Foto: Getty Images/AFP/Ye Aung Thu
Diringkus dan ditangkap
Aktivis melaporkan bahwa polisi mencoba menyerbu gedung universitas. Karena gagal, aparat pun menciduk para demonstran di sekitaran universitas. Mahasiswa yang ingin meninggalkan kampus ditangkap. Polisi mengatakan mereka menembakkan amunisi di dekat universitas pada pagi hari, tetapi tidak ada yang tertembak.
Foto: Reuters/T. Siu
Gagal melarikan diri
Di luar kampus, polisi bersiaga dengan meriam air. Asosiasi mahasiswa melaporkan bahwa sekitar 100 mahasiswa mencoba meninggalkan gedung universitas. Namun mereka terpaksa kembali ke dalam gedung kampus ketika polisi menembakkan gas air mata ke arah mereka.
Foto: Reuters/T. Peter
Lokasi strategis penting
Universitas Politeknik menjadi penting dan strategis bagi para demonstran karena terletak di pintu masuk terowongan yang menghubungkan daerah itu dengan pulau Hong Kong. Dalam beberapa hari terakhir, pengunjuk rasa telah mendirikan barikade di luar terowongan untuk memblokir pasukan polisi. Ini adalah bagian dari taktik baru untuk melumpuhkan kota dan meningkatkan tekanan pada pemerintah.
Foto: Reuters/T. Peter
Apa tuntutannya?
Protes di Wilayah Administratif Khusus ini telah berlangsung selama lebih dari lima bulan. Tuntutan para demonstran antara lain yaitu pemilihan umum yang bebas dan penyelidikan kekerasan yang dilakukan oleh polisi. Perwakilan pemerintahan Beijing di Hong Kong belum menanggapi kedua tuntutan ini.
Foto: Reuters/T. Peter
Peningkatan kekerasan
Protes yang awalnya damai kini berubah menjadi penuh kekerasan. Polisi menindak tegas dan mengancam akan menggunakan amunisi tajam. Aktivis Hong Kong berbicara tentang adanya 4.000 penangkapan sejak protes dimulai. Para demonstran sendiri melawan dengan melempari batu, melemparkan bom Molotov dan menggunakan busur serta anak panah.
Foto: Reuters/T. Siu
Busur dan anak panah untuk melawan
Seorang polisi terluka pada hari Minggu (17/11) akibat tusukan anak panah di kakinya. Aktivis terkenal Hong Kong, Joshua Wong, membenarkan kekerasan yang dilakukan para demonstran. "Dengan protes yang damai, kami tidak akan mencapai tujuan kami. Dengan kekerasan saja juga tidak mungkin, kami membutuhkan keduanya," kata Wong kepada media Jerman, Süddeutsche Zeitung.

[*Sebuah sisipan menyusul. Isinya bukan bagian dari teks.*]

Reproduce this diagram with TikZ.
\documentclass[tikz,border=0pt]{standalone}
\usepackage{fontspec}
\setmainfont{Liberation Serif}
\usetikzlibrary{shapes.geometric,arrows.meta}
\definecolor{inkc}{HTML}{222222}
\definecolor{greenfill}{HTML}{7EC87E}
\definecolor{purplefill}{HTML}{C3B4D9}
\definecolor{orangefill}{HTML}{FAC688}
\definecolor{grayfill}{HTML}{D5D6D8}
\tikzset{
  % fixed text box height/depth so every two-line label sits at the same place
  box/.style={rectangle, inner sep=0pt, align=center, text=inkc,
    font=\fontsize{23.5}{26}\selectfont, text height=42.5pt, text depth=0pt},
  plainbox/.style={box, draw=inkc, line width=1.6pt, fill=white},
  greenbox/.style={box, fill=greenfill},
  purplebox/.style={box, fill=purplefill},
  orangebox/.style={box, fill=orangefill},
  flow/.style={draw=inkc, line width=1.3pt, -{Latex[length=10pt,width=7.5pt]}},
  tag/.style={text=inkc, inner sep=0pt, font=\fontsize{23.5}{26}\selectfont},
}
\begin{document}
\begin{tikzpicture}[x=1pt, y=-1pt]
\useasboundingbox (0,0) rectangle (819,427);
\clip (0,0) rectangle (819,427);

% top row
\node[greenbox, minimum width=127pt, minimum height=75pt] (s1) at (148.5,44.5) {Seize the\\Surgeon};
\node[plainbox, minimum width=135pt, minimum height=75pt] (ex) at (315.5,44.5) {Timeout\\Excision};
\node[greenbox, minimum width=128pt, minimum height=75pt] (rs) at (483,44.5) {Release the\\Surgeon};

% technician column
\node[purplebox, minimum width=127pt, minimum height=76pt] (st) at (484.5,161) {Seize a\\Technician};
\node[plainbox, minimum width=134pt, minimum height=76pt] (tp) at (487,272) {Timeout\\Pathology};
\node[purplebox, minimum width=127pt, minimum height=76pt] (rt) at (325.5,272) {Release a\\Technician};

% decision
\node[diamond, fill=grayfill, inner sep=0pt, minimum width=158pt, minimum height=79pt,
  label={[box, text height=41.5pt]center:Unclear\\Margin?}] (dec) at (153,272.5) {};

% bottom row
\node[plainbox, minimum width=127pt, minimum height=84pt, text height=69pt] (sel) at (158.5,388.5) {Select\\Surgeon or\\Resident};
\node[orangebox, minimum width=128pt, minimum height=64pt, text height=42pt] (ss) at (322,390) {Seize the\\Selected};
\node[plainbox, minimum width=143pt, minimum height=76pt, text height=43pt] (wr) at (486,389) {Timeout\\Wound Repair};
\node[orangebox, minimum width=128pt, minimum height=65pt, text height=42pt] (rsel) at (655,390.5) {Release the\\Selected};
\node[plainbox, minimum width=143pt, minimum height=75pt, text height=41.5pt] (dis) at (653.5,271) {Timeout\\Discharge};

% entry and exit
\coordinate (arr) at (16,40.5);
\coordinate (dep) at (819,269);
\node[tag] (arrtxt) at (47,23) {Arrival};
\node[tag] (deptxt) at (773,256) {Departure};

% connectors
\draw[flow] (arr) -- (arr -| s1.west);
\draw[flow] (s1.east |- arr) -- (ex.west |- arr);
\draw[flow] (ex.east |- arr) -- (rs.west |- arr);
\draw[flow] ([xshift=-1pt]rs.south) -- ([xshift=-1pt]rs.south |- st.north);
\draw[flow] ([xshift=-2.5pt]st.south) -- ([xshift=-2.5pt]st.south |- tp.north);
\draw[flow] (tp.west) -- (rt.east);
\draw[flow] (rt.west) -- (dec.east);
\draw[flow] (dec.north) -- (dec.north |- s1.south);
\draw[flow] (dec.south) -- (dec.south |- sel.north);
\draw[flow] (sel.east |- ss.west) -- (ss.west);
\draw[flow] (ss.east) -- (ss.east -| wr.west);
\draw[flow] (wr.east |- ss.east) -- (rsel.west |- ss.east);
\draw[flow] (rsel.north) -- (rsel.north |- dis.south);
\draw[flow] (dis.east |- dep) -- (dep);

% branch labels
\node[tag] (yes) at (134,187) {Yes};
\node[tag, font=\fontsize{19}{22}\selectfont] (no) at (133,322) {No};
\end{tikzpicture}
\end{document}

Foto: picture-alliance/dpa/Hong Kong Police Dept.
Sembunyikan identitas
Pemerintah Hong Kong telah melarang pemakaian topeng. Banyak demonstran memakai masker gas untuk perlindungan terhadap serangan gas air mata. Yang lain mengikat kain di depan wajah mereka untuk menyembunyikan identitas. Mereka takut penangkapan dan konsekuensinya jika mereka sampai dikenali.
Foto: Reuters/T. Siu
Khawatir militer turun tangan
Eskalasi kekerasan juga makin berlanjut. Kehadiran beberapa tentara Cina pada hari Sabtu (16/11) di Hong Kong menyebabkan kekhawatiran. Para tentara ini diturunkan untuk membantu membersihkan serakan batu. Di antara para demonstran, muncul kekhawatiran besar bahwa Cina bisa saja menggunakan militernya untuk mengakhiri protes di Hong Kong. (ae/pkp)

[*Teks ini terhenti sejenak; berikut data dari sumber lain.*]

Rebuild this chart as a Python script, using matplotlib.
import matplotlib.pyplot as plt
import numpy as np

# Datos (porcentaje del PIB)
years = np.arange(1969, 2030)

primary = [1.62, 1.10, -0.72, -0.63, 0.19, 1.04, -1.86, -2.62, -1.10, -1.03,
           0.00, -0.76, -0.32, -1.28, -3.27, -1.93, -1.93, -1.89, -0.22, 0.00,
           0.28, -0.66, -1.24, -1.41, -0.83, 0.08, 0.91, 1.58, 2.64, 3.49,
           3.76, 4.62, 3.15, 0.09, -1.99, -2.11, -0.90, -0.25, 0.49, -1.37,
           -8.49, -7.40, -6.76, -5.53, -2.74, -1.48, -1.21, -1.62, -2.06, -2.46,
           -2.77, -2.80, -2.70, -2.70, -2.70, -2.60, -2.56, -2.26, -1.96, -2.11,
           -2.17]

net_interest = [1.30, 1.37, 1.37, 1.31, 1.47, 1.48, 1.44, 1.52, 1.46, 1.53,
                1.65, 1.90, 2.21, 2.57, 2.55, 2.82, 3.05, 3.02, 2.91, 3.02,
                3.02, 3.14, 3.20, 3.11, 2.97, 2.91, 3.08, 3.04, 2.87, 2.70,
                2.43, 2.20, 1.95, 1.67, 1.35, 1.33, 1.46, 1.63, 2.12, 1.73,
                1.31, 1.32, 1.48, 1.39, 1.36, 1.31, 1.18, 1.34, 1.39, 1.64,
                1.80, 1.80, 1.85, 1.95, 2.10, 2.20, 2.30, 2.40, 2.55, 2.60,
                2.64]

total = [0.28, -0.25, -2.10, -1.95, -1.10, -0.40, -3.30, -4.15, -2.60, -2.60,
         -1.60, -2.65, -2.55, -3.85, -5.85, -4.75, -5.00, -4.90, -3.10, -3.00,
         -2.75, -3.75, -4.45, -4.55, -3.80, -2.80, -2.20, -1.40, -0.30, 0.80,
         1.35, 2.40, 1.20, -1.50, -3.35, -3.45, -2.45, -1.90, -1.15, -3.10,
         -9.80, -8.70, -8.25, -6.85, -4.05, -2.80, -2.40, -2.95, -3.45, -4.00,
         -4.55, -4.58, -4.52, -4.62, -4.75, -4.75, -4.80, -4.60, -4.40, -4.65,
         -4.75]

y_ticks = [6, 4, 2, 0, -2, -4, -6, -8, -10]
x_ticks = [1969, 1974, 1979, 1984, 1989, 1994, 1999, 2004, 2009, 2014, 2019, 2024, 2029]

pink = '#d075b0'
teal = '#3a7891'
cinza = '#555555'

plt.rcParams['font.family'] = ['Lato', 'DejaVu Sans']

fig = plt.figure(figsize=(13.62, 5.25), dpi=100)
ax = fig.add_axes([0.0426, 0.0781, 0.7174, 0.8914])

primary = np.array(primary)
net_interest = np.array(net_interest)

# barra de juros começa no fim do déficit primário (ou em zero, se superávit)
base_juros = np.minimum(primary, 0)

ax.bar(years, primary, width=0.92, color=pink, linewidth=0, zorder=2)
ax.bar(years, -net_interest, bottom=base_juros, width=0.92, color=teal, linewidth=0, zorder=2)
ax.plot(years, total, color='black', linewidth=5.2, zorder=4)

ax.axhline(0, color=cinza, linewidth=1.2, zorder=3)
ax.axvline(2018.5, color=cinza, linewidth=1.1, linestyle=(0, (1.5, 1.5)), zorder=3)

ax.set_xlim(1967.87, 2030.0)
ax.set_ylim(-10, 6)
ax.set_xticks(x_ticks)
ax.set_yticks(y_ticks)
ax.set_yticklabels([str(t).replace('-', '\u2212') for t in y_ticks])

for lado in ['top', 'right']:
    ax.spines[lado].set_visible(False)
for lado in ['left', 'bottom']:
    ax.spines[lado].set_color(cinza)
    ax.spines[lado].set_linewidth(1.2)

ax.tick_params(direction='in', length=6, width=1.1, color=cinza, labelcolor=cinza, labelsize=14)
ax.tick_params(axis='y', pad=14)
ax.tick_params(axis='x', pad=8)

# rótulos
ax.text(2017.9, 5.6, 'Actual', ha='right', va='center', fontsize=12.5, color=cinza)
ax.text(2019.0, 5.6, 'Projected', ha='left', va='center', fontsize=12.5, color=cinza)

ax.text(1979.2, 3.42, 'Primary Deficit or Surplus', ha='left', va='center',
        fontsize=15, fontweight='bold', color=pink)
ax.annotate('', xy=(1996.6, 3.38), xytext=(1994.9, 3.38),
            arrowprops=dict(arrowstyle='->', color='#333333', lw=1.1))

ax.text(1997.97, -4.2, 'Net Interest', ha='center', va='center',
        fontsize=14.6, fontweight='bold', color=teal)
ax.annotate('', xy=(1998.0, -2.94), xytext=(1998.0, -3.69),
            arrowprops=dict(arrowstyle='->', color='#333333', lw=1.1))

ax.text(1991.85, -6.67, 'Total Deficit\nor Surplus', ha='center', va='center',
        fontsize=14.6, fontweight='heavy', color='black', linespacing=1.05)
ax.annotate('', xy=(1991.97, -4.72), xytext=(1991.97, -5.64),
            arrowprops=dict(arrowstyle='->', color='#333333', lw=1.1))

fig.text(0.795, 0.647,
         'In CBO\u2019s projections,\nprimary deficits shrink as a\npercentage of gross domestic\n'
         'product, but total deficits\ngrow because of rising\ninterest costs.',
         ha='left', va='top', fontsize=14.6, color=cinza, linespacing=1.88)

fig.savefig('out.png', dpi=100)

Foto: picture-alliance/dpa/AP/Ng Han Guan
9 foto1 | 9
Sebelumnya, anggota parlemen oposisi dan aktivis pro demokrasi di wilayah bekas koloni Inggris ini mengajukan uji materi terhadap undang-undang tersebut pada tahun lalu. Mereka menilai aturan itu melanggar "Hukum Dasar" Hong Kong.

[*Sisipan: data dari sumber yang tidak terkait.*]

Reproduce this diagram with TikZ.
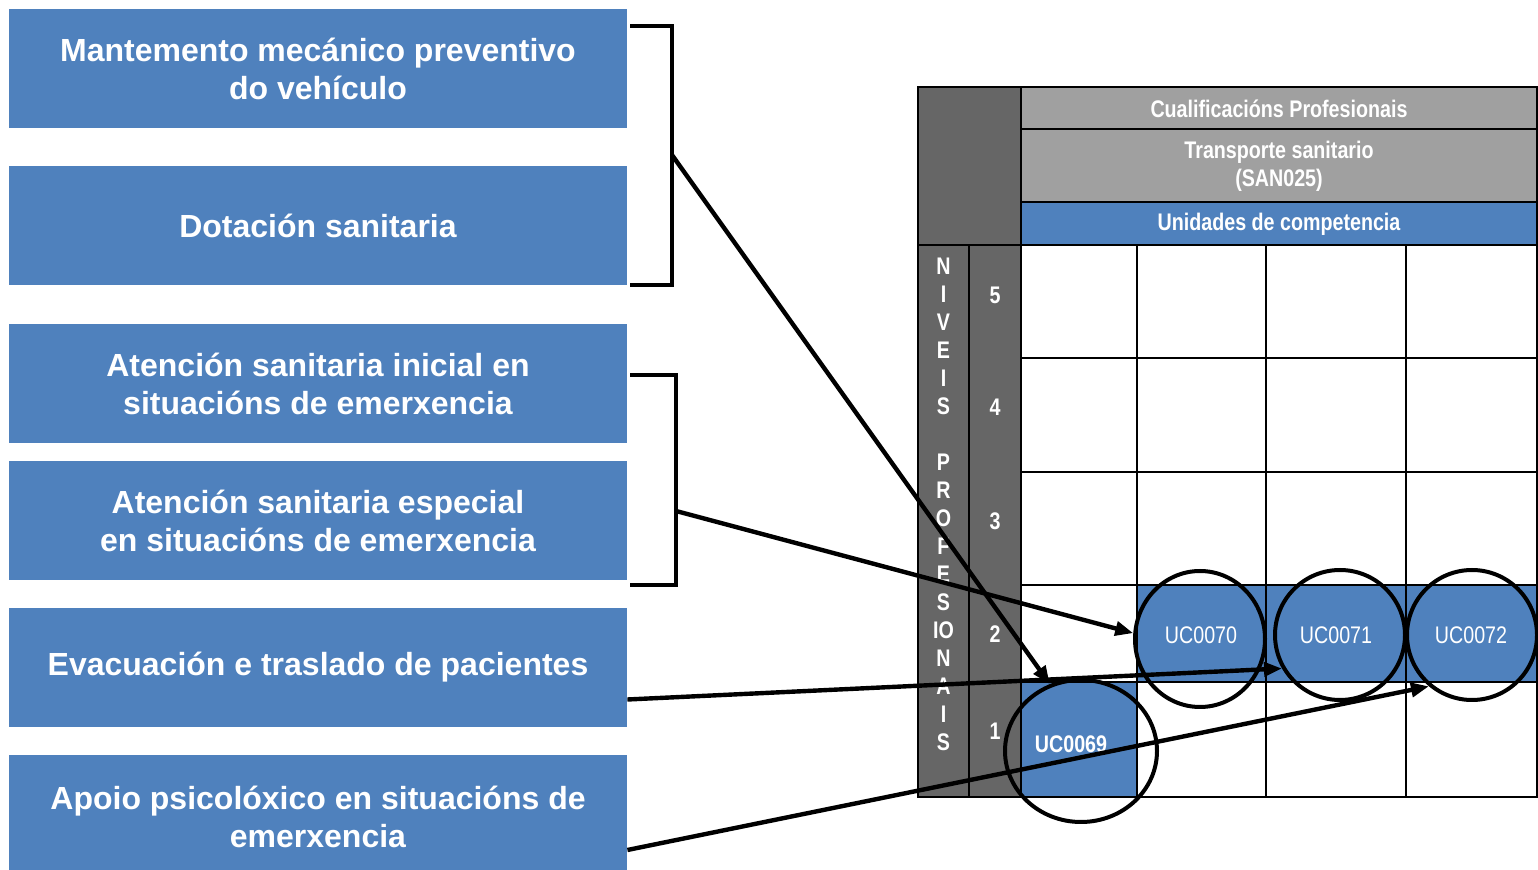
\documentclass[tikz,border=0pt]{standalone}
\usepackage{fontspec}
\setmainfont{Liberation Sans}
\newfontfamily\narrowfont[FakeStretch=0.82]{Liberation Sans}
\usetikzlibrary{arrows.meta,shapes.geometric}
\definecolor{ucblue}{HTML}{4F81BD}
\definecolor{hdrgray}{HTML}{A0A0A0}
\definecolor{niveisgray}{HTML}{666666}
\tikzset{
  modbox/.style={fill=ucblue, text=white, minimum width=309pt, minimum height=59.5pt,
    inner sep=0pt, align=center, font=\bfseries\fontsize{16}{19}\selectfont},
  hdr/.style={text=white, align=center, font=\narrowfont\bfseries\fontsize{12}{14}\selectfont},
  ucname/.style={text=white, font=\narrowfont\fontsize{12}{14}\selectfont},
  ring/.style={ellipse, draw, line width=2pt, inner sep=0pt},
  tabline/.style={line width=1pt},
  bracket/.style={line width=2pt},
  conn/.style={line width=2.2pt, -{Triangle[length=9pt,width=7pt]}}
}
\begin{document}
\begin{tikzpicture}[x=0.5pt,y=-0.5pt]
\useasboundingbox (0,0) rectangle (1538,870);

% modules
\node[modbox] (mant) at (318,68.5) {Mantemento mecánico preventivo\\do vehículo};
\node[modbox] (dota) at (318,225.5) {Dotación sanitaria};
\node[modbox] (inicial) at (318,383.5) {Atención sanitaria inicial en\\situacións de emerxencia};
\node[modbox] (especial) at (318,520.5) {Atención sanitaria especial\\en situacións de emerxencia};
\node[modbox] (evac) at (318,667.5) {Evacuación e traslado de pacientes};
\node[modbox, minimum height=62pt] (apoio) at (318,817) {Apoio psicolóxico en situacións de\\emerxencia};

% brackets
\draw[bracket] (630,26) -- (672,26) -- (672,285) -- (630,285);
\draw[bracket] (630,375) -- (676,375) -- (676,585) -- (630,585);
\coordinate (br1) at (672,155);
\coordinate (br2) at (676,511);

% table
\fill[niveisgray] (918,87) rectangle (1021,797);
\fill[hdrgray] (1021,87) rectangle (1537,202);
\fill[ucblue] (1021,202) rectangle (1537,245);
\fill[ucblue] (1137,585) rectangle (1537,682);
\fill[ucblue] (1021,682) rectangle (1137,797);
\draw[tabline] (918,87) rectangle (1537,797);
\draw[tabline] (1021,129) -- (1537,129) (1021,202) -- (1537,202) (918,245) -- (1537,245);
\draw[tabline] (1021,87) -- (1021,797) (969,245) -- (969,797);
\foreach \x in {1137,1266,1406}
  \draw[tabline] (\x,245) -- (\x,797);
\foreach \y in {358,472,585,682}
  \draw[tabline] (1021,\y) -- (1537,\y);

\node[hdr] (cualif) at (1279,109) {Cualificacións Profesionais};
\node[hdr] (transp) at (1279,166) {Transporte sanitario\\(SAN025)};
\node[hdr] (unid) at (1279,224) {Unidades de competencia};
\node[hdr] (niveis) at (943.5,504) {N\\I\\V\\E\\I\\S\\\strut\\P\\R\\O\\F\\E\\S\\IO\\N\\A\\I\\S};
\foreach \y/\n in {295/5,407/4,521/3,634/2,731/1}
  \node[hdr] (niv\n) at (995,\y) {\n};

% units of competence
\node[ucname] (txt70) at (1201,635) {UC0070};
\node[ucname] (txt71) at (1336,635) {UC0071};
\node[ucname] (txt72) at (1471,635) {UC0072};
\node[ucname, font=\narrowfont\bfseries\fontsize{12}{14}\selectfont] (txt69) at (1071,744) {UC0069};
\node[ring, minimum width=76pt, minimum height=71pt] (uc69) at (1081,751) {};
\node[ring, minimum width=65pt, minimum height=68pt] (uc70) at (1200,639) {};
\node[ring, minimum width=65pt, minimum height=65pt] (uc71) at (1340,635) {};
\node[ring, minimum width=65pt, minimum height=65pt] (uc72) at (1472,635) {};

% links
\draw[conn] (br1) -- (uc69.115);
\draw[conn] (br2) -- (uc70.175);
\draw[conn] ([yshift=-16pt]evac.east) -- (uc71.210);
\draw[conn] ([yshift=-16.5pt]apoio.east) -- (uc72.230);
\end{tikzpicture}
\end{document}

Joshua Wong (24) salah satu aktivis pro demokrasi Hong Kong yang paling terkemuka, ditangkap karena diduga melanggar undang-undang tersebut. Ia bersama dua rekannya, Agnes Chow dan Ivan Lamdivonis, divonis bersalah karena diduga terlibat dalam "pertemuan ilegal" selama aksi protes tahun lalu.
Penggunaan masker sendiri telah jadi hal yang umum bagi masyaraat Hong Kong. Keputusan ini muncul pada saat masyarakat Hong Kong diperintahkan untuk selalu mengenakan masker sebagai upaya menahan laju penyebaran virus corona.